* Start Material *

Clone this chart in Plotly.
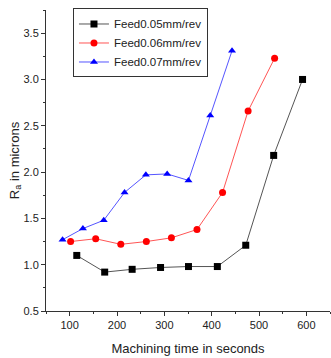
import plotly.graph_objects as go

x_005 = [115, 174, 232, 292, 351, 412, 472, 531, 592]
y_005 = [1.10, 0.92, 0.95, 0.97, 0.98, 0.98, 1.21, 2.18, 3.00]
x_006 = [102, 155, 208, 262, 315, 369, 423, 477, 533]
y_006 = [1.25, 1.28, 1.22, 1.25, 1.29, 1.38, 1.78, 2.66, 3.23]
x_007 = [85, 128, 172, 216, 261, 306, 351, 397, 443]
y_007 = [1.27, 1.39, 1.48, 1.78, 1.97, 1.98, 1.91, 2.61, 3.31]
names = ["Feed0.05mm/rev", "Feed0.06mm/rev", "Feed0.07mm/rev"]
x_ticks = [100, 200, 300, 400, 500, 600]
y_ticks = [0.5, 1.0, 1.5, 2.0, 2.5, 3.0, 3.5]

FONT = "Liberation Sans, Arial, sans-serif"

fig = go.Figure()
series = [
    (x_005, y_005, names[0], "black", "#555555", "square"),
    (x_006, y_006, names[1], "red", "#ff5555", "circle"),
    (x_007, y_007, names[2], "blue", "#5555ff", "triangle-up"),
]
for xs, ys, nm, mc, lc, sym in series:
    fig.add_trace(go.Scatter(
        x=xs, y=ys, name=nm, mode="lines+markers",
        line=dict(color=lc, width=1),
        marker=dict(color=mc, symbol=sym, size=7),
    ))

fig.update_layout(
    width=331, height=358,
    margin=dict(l=46, r=1, t=10, b=47, autoexpand=False),
    paper_bgcolor="white", plot_bgcolor="white",
    font=dict(family=FONT, size=11, color="#222222"),
    showlegend=True,
    legend=dict(
        x=0.095, y=1.005, xanchor="left", yanchor="top",
        bordercolor="#333333", borderwidth=1,
        font=dict(family=FONT, size=11.5, color="#222222"),
        tracegroupgap=0, itemwidth=30,
        bgcolor="rgba(255,255,255,0)",
    ),
    xaxis=dict(
        range=[50, 650], tickvals=x_ticks, ticks="outside", ticklen=4,
        tickcolor="#333333", showline=True, linecolor="#333333", linewidth=1,
        showgrid=False, zeroline=False, automargin=False,
        minor=dict(ticks="outside", ticklen=2, dtick=50, tick0=50, tickcolor="#333333"),
        title=dict(text="Machining time in seconds", font=dict(family=FONT, size=13), standoff=13),
    ),
    yaxis=dict(
        range=[0.5, 3.75], tickvals=y_ticks, tickformat=".1f", ticks="outside", ticklen=4,
        tickcolor="#333333", showline=True, linecolor="#333333", linewidth=1,
        showgrid=False, zeroline=False, automargin=False,
        minor=dict(ticks="outside", ticklen=2, dtick=0.25, tick0=0.5, tickcolor="#333333"),
        title=dict(text="R<sub>a</sub> in microns", font=dict(family=FONT, size=13), standoff=0),
    ),
)

fig.write_html(
    "out.html",
    config={"displayModeBar": False},
    post_script="document.body.style.margin='0';document.body.style.overflow='hidden';",
)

* End Material *

The problem. Copy the data exactly. Any picture it contains is to be omitted.

Output.
Clone this chart in Plotly.
import plotly.graph_objects as go

x_005 = [115, 174, 232, 292, 351, 412, 472, 531, 592]
y_005 = [1.10, 0.92, 0.95, 0.97, 0.98, 0.98, 1.21, 2.18, 3.00]
x_006 = [102, 155, 208, 262, 315, 369, 423, 477, 533]
y_006 = [1.25, 1.28, 1.22, 1.25, 1.29, 1.38, 1.78, 2.66, 3.23]
x_007 = [85, 128, 172, 216, 261, 306, 351, 397, 443]
y_007 = [1.27, 1.39, 1.48, 1.78, 1.97, 1.98, 1.91, 2.61, 3.31]
names = ["Feed0.05mm/rev", "Feed0.06mm/rev", "Feed0.07mm/rev"]
x_ticks = [100, 200, 300, 400, 500, 600]
y_ticks = [0.5, 1.0, 1.5, 2.0, 2.5, 3.0, 3.5]

FONT = "Liberation Sans, Arial, sans-serif"

fig = go.Figure()
series = [
    (x_005, y_005, names[0], "black", "#555555", "square"),
    (x_006, y_006, names[1], "red", "#ff5555", "circle"),
    (x_007, y_007, names[2], "blue", "#5555ff", "triangle-up"),
]
for xs, ys, nm, mc, lc, sym in series:
    fig.add_trace(go.Scatter(
        x=xs, y=ys, name=nm, mode="lines+markers",
        line=dict(color=lc, width=1),
        marker=dict(color=mc, symbol=sym, size=7),
    ))

fig.update_layout(
    width=331, height=358,
    margin=dict(l=46, r=1, t=10, b=47, autoexpand=False),
    paper_bgcolor="white", plot_bgcolor="white",
    font=dict(family=FONT, size=11, color="#222222"),
    showlegend=True,
    legend=dict(
        x=0.095, y=1.005, xanchor="left", yanchor="top",
        bordercolor="#333333", borderwidth=1,
        font=dict(family=FONT, size=11.5, color="#222222"),
        tracegroupgap=0, itemwidth=30,
        bgcolor="rgba(255,255,255,0)",
    ),
    xaxis=dict(
        range=[50, 650], tickvals=x_ticks, ticks="outside", ticklen=4,
        tickcolor="#333333", showline=True, linecolor="#333333", linewidth=1,
        showgrid=False, zeroline=False, automargin=False,
        minor=dict(ticks="outside", ticklen=2, dtick=50, tick0=50, tickcolor="#333333"),
        title=dict(text="Machining time in seconds", font=dict(family=FONT, size=13), standoff=13),
    ),
    yaxis=dict(
        range=[0.5, 3.75], tickvals=y_ticks, tickformat=".1f", ticks="outside", ticklen=4,
        tickcolor="#333333", showline=True, linecolor="#333333", linewidth=1,
        showgrid=False, zeroline=False, automargin=False,
        minor=dict(ticks="outside", ticklen=2, dtick=0.25, tick0=0.5, tickcolor="#333333"),
        title=dict(text="R<sub>a</sub> in microns", font=dict(family=FONT, size=13), standoff=0),
    ),
)

fig.write_html(
    "out.html",
    config={"displayModeBar": False},
    post_script="document.body.style.margin='0';document.body.style.overflow='hidden';",
)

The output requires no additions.